• WHAT TO PRODUCE: Keep only the lines of the data below that contain "this", and copy them.

• DATA LINES:
▼▼▼

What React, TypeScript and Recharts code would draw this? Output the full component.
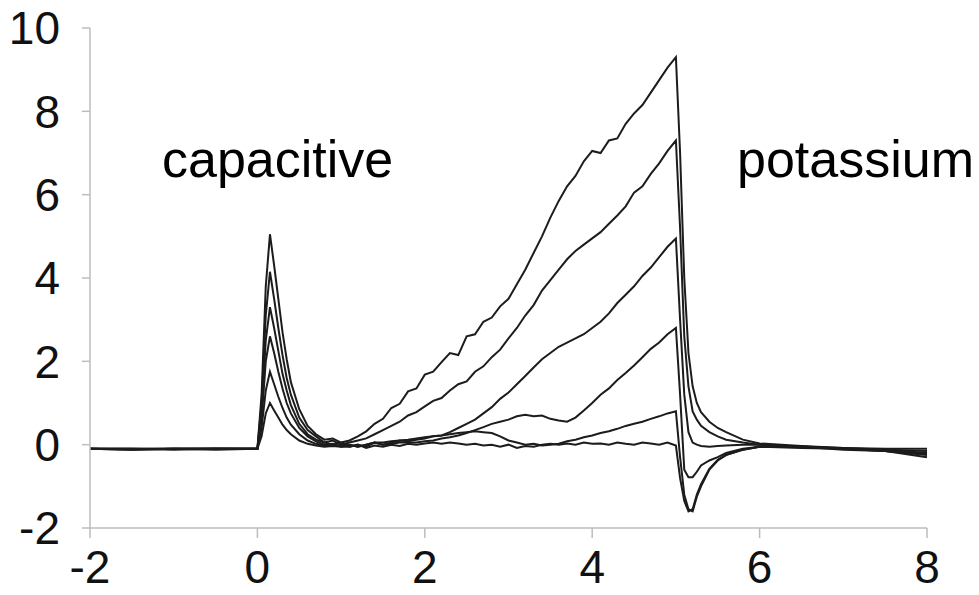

▲▲▲
▼▼▼

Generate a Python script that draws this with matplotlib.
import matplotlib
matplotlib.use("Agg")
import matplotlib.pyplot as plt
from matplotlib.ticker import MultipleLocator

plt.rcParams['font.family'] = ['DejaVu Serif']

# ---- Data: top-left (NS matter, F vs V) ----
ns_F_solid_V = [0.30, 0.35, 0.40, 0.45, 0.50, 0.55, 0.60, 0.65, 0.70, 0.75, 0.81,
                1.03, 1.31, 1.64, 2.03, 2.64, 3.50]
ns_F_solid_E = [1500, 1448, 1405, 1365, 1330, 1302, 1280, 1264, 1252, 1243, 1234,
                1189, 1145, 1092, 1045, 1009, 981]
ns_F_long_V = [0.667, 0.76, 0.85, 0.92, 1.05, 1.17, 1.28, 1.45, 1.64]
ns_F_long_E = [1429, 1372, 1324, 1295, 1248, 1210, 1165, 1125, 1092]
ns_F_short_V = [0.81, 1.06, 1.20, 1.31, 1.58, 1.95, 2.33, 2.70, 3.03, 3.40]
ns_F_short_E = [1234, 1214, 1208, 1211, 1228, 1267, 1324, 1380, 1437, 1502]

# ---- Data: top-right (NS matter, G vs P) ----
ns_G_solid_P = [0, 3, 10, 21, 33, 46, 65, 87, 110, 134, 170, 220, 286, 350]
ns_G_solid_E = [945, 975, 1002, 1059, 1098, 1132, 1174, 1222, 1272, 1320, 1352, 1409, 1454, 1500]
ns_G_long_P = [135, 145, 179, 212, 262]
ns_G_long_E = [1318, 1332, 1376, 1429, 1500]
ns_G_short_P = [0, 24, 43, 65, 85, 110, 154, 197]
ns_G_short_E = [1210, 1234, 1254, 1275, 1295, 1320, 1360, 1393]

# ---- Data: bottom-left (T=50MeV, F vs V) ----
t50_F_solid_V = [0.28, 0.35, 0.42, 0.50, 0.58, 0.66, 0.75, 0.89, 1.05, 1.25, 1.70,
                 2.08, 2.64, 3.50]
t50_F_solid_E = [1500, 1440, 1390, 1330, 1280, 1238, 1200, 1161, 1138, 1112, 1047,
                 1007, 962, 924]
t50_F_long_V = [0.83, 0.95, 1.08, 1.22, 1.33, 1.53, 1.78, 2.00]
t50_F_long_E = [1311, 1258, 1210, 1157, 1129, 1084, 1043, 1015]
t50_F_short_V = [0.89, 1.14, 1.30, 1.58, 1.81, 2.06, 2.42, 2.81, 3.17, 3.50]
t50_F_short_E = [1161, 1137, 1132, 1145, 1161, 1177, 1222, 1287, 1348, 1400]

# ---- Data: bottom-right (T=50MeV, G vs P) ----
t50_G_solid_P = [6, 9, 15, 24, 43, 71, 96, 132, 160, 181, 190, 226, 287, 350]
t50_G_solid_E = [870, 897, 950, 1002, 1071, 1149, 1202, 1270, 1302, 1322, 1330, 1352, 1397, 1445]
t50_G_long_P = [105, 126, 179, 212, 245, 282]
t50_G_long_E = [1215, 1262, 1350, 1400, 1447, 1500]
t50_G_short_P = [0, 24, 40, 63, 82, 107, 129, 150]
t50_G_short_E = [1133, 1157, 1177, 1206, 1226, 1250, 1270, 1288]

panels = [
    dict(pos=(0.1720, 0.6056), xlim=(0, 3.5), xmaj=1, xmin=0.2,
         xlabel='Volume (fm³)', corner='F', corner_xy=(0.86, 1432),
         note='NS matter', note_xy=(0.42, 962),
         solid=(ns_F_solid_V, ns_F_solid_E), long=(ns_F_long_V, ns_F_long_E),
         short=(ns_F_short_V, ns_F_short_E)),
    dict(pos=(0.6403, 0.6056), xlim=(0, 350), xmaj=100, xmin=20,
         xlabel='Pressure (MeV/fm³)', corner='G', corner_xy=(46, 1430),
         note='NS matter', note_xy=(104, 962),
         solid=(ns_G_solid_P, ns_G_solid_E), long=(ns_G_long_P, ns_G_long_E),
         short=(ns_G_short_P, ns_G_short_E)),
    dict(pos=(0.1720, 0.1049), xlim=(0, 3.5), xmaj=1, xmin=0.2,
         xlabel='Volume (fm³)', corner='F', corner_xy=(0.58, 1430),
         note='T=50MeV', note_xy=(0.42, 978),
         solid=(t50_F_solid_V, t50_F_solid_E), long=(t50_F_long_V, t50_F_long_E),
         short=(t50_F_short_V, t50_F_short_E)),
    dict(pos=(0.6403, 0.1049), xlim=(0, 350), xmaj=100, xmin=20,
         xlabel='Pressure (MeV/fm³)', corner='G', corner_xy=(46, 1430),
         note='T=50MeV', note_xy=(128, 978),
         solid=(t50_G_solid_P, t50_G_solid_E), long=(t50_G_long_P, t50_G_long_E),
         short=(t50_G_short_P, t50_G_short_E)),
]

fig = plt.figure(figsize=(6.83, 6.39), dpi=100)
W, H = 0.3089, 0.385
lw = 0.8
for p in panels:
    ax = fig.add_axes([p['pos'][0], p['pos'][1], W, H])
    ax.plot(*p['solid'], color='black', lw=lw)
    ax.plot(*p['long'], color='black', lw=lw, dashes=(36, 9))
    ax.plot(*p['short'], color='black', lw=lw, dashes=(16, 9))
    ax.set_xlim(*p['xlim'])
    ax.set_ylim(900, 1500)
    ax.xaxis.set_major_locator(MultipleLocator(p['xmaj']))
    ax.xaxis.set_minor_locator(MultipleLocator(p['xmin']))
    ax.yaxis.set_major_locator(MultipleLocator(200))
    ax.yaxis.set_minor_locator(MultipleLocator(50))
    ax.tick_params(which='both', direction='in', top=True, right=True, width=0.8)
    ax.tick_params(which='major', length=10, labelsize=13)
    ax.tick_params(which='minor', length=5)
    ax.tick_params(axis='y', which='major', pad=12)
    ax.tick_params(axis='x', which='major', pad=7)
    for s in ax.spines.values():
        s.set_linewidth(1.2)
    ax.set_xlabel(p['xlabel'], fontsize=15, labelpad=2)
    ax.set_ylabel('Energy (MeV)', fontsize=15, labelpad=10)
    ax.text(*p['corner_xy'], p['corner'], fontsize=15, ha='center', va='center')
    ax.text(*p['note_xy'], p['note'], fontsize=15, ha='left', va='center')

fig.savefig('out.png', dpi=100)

▲▲▲

• CORRECT RESULT:
What React, TypeScript and Recharts code would draw this? Output the full component.
Generate a Python script that draws this with matplotlib.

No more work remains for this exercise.